Fix: Treat Noon as a collection agent, not your tax accountant. Maintain your own records, file your own returns, and consult a tax advisor if you are unsure.

Practical Action: Audit Your Pricing Right Now

Here is what to do today.

  1. Pull your last three months of Noon Egypt settlement reports.
  2. For each top 10 SKU by volume, calculate your actual pre-VAT revenue (gross sales minus VAT line).
  3. Subtract Noon commission and FBN fees.
  4. Divide by units sold to get your net revenue per unit.
  5. Compare to your COGS per unit.
  6. Calculate your actual margin.
  7. If your actual margin is more than 2-3 percentage points lower than your target, your pricing or cost structure is wrong.

If you have access to a profit analytics tool that pulls your Noon settlement data, plug your numbers in. You will see exactly which SKUs are profitable and which are bleeding margin after VAT, fees, and refunds.

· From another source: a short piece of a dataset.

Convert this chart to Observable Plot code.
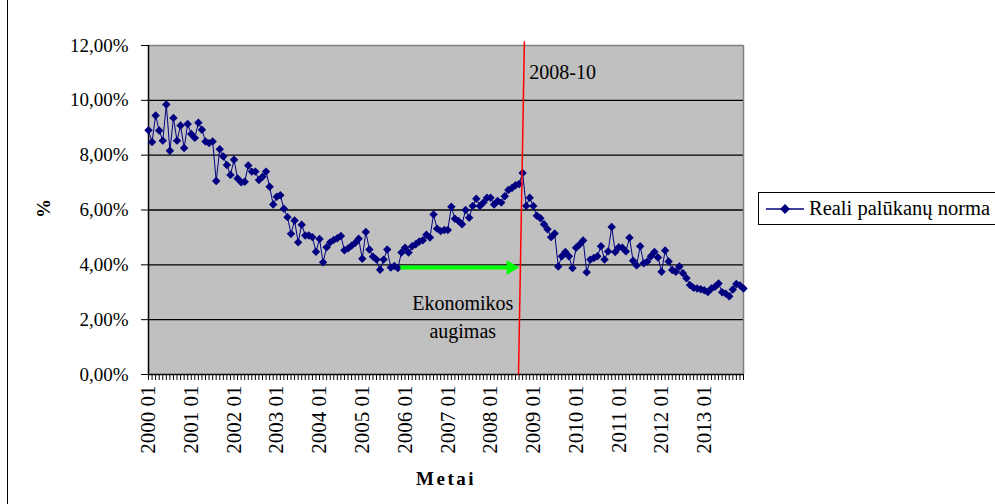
<!DOCTYPE html>
<html>
<head>
<meta charset="utf-8">
<script src="https://cdn.jsdelivr.net/npm/d3@7"></script>
<script src="https://cdn.jsdelivr.net/npm/@observablehq/plot@0.6"></script>
<style>
  body { margin: 0; background: #fff; }
  #wrap { position: relative; width: 995px; height: 504px; overflow: hidden;
          font-family: "Liberation Serif", "Times New Roman", serif; }
  #wrap > svg { position: absolute; left: 0; top: 0; }
  #wrap svg text { font-family: "Liberation Serif", "Times New Roman", serif; }
  #edge { position: absolute; left: 7px; top: 0; bottom: 0; border-left: 1.5px solid #000; }
  #legend { position: absolute; left: 758px; top: 192px; width: 240px; height: 33px;
            border: 1px solid #000; background: #fff; box-sizing: border-box;
            display: flex; align-items: center; font-size: 20.5px; color: #000; white-space: nowrap; }
  #legend svg { flex: none; }
</style>
</head>
<body>
<div id="wrap"><div id="edge"></div></div>
<script>
// Monthly real interest rate, %, January 2000 – December 2013
const rate = [
  8.91, 8.48, 9.45, 8.90, 8.53, 9.85, 8.16, 9.36, 8.53, 9.08, 8.26, 9.14,
  8.77, 8.63, 9.18, 8.93, 8.50, 8.44, 8.50, 7.06, 8.22, 7.95, 7.64, 7.28,
  7.83, 7.15, 7.01, 7.03, 7.62, 7.40, 7.40, 7.09, 7.21, 7.40, 6.85, 6.20,
  6.48, 6.54, 6.05, 5.74, 5.13, 5.62, 4.82, 5.46, 5.07, 5.07, 5.01, 4.48,
  4.94, 4.09, 4.64, 4.82, 4.91, 4.97, 5.05, 4.53, 4.60, 4.70, 4.80, 4.95,
  4.22, 5.20, 4.56, 4.30, 4.19, 3.82, 4.19, 4.56, 3.90, 3.96, 3.88, 4.45,
  4.62, 4.45, 4.68, 4.75, 4.85, 4.90, 5.10, 5.00, 5.84, 5.32, 5.23, 5.27,
  5.27, 6.12, 5.68, 5.60, 5.48, 6.00, 5.72, 6.15, 6.41, 6.15, 6.27, 6.45,
  6.45, 6.20, 6.33, 6.27, 6.50, 6.73, 6.80, 6.90, 6.95, 7.35, 6.15, 6.45,
  6.15, 5.79, 5.70, 5.48, 5.30, 5.01, 5.14, 3.94, 4.31, 4.47, 4.31, 3.88,
  4.62, 4.74, 4.89, 3.73, 4.19, 4.25, 4.31, 4.68, 4.19, 4.49, 5.38, 4.47,
  4.64, 4.62, 4.49, 4.99, 4.15, 3.98, 4.68, 4.06, 4.12, 4.31, 4.47, 4.27,
  3.75, 4.52, 4.12, 3.81, 3.75, 3.94, 3.69, 3.51, 3.26, 3.16, 3.14, 3.11,
  3.07, 3.01, 3.14, 3.20, 3.32, 3.00, 2.95, 2.85, 3.10, 3.30, 3.25, 3.14
];

// Category tick labels (one per January)
const yearLabels = [
  "2000 01", "2001 01", "2002 01", "2003 01", "2004 01", "2005 01", "2006 01",
  "2007 01", "2008 01", "2009 01", "2010 01", "2011 01", "2012 01", "2013 01"
];

const yTicks = [0, 2, 4, 6, 8, 10, 12];
const yTickLabels = ["0,00%", "2,00%", "4,00%", "6,00%", "8,00%", "10,00%", "12,00%"];

const seriesName = "Reali palūkanų norma";
const xTitle = "Metai";
const yTitle = "%";

// Annotations, in month-index / percent units
const crisisLabel = [{text: "2008-10", x: 106.9, y: 11.02}];
const crisisLine = [{x1: 105.5, y1: 12.15, x2: 103.85, y2: 0}];
const growthArrow = [{x1: 70.7, x2: 101.7, y: 3.9}];
const growthLabel = [{text: "Ekonomikos\naugimas", x: 88.2, y: 2.17}];

const rows = rate.map((v, i) => ({i, v}));
const monthTicks = d3.range(rate.length);
const yearTicks = yearLabels.map((_, k) => k * 12);

const FONT = "'Liberation Serif', 'Times New Roman', serif";
const NAVY = "#000080";

const chart = Plot.plot({
  width: 995,
  height: 504,
  marginLeft: 148,
  marginRight: 252,
  marginTop: 45,
  marginBottom: 130,
  x: {domain: [0, rate.length - 1]},
  y: {domain: [0, 12]},
  style: {fontFamily: FONT, background: "transparent", overflow: "visible", color: "#000"},
  marks: [
    Plot.frame({fill: "#c0c0c0", stroke: null}),
    Plot.ruleY(yTicks.filter(d => d > 0 && d < 12), {stroke: "#000", strokeWidth: 1.4}),
    Plot.ruleY([12], {stroke: "#808080", strokeWidth: 1.5}),
    Plot.ruleX([rate.length - 1], {stroke: "#808080", strokeWidth: 1.5}),
    Plot.ruleX([0], {stroke: "#000", strokeWidth: 1.5}),
    Plot.ruleY([0], {stroke: "#000", strokeWidth: 1.5}),
    Plot.axisY({
      ticks: yTicks, tickSize: 7, tickPadding: 13, fontSize: 19, label: null,
      tickFormat: d => yTickLabels[yTicks.indexOf(d)]
    }),
    Plot.axisX({ticks: monthTicks, tickSize: 6, tickFormat: () => "", label: null}),
    Plot.axisX({
      ticks: yearTicks, tickSize: 0, tickPadding: 11, tickRotate: -90, fontSize: 21, label: null,
      tickFormat: d => yearLabels[d / 12]
    }),
    Plot.line(rows, {x: "i", y: "v", stroke: NAVY, strokeWidth: 1}),
    Plot.dot(rows, {x: "i", y: "v", symbol: "diamond2", r: 3.8, fill: NAVY, stroke: null}),
    Plot.link(growthArrow, {x1: "x1", x2: "x2", y1: "y", y2: "y", stroke: "#00ff00", strokeWidth: 4}),
    Plot.dot(growthArrow, {x: "x2", y: "y", symbol: "triangle", rotate: 90, r: 5.4, fill: "#00ff00", stroke: null}),
    Plot.link(crisisLine, {x1: "x1", y1: "y1", x2: "x2", y2: "y2", stroke: "#ff0000", strokeWidth: 1.5}),
    Plot.text(crisisLabel, {x: "x", y: "y", text: "text", textAnchor: "start", fontSize: 20, fill: "#000"}),
    Plot.text(growthLabel, {x: "x", y: "y", text: "text", fontSize: 20, lineHeight: 1.4, fill: "#000"}),
    Plot.text([yTitle], {frameAnchor: "left", dx: -105, dy: 8, rotate: -90, fontSize: 19, fontWeight: "bold", fill: "#000"}),
    Plot.text([xTitle], {frameAnchor: "bottom", dy: 110, fontSize: 19, fontWeight: "bold", fill: "#000",
                         className: "x-title"})
  ]
});

// Spaced-out lettering for the x-axis title
d3.select(chart).selectAll("text")
  .filter(function () { return this.textContent === xTitle; })
  .attr("letter-spacing", "2.5px");

const wrap = document.getElementById("wrap");
wrap.insertBefore(chart, wrap.firstChild);

// Series legend
const legend = document.createElement("div");
legend.id = "legend";
legend.innerHTML =
  `<svg width="50" height="20"><line x1="7" x2="45" y1="10" y2="10" stroke="${NAVY}" stroke-width="1.5"/>` +
  `<path d="M26,5L31,10L26,15L21,10Z" fill="${NAVY}"/></svg>`;
const label = document.createElement("span");
label.textContent = seriesName;
legend.appendChild(label);
wrap.appendChild(legend);
</script>
</body>
</html>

Conclusion: VAT Is Not a Penalty, It Is a Fact

Egypt's 14% VAT is not a hidden cost or a Noon markup. It is a legal tax that you collect on behalf of the government and remit through Noon. When you understand how it works, you can price correctly, forecast margin accurately, and stay compliant.

The sellers who win are the ones who do three things:

First, they price using pre-VAT revenue targets, not customer-facing prices.

Second, they reconcile their Noon settlement to their tax records every month, catching discrepancies early.

Third, they track their actual margin after VAT, commission, COGS, and refunds across every SKU, so they know which products to double down on and which to kill.

If you are selling on Noon Egypt and you have not done a margin audit in the last 90 days, do it now. Pull your settlement reports, calculate your true pre-VAT revenue per SKU, and compare it to your COGS. You will likely find SKUs you thought were profitable are actually break-even or negative. That is the gap between thinking you understand VAT and actually knowing your numbers.

Start there. Then file your next tax return with confidence.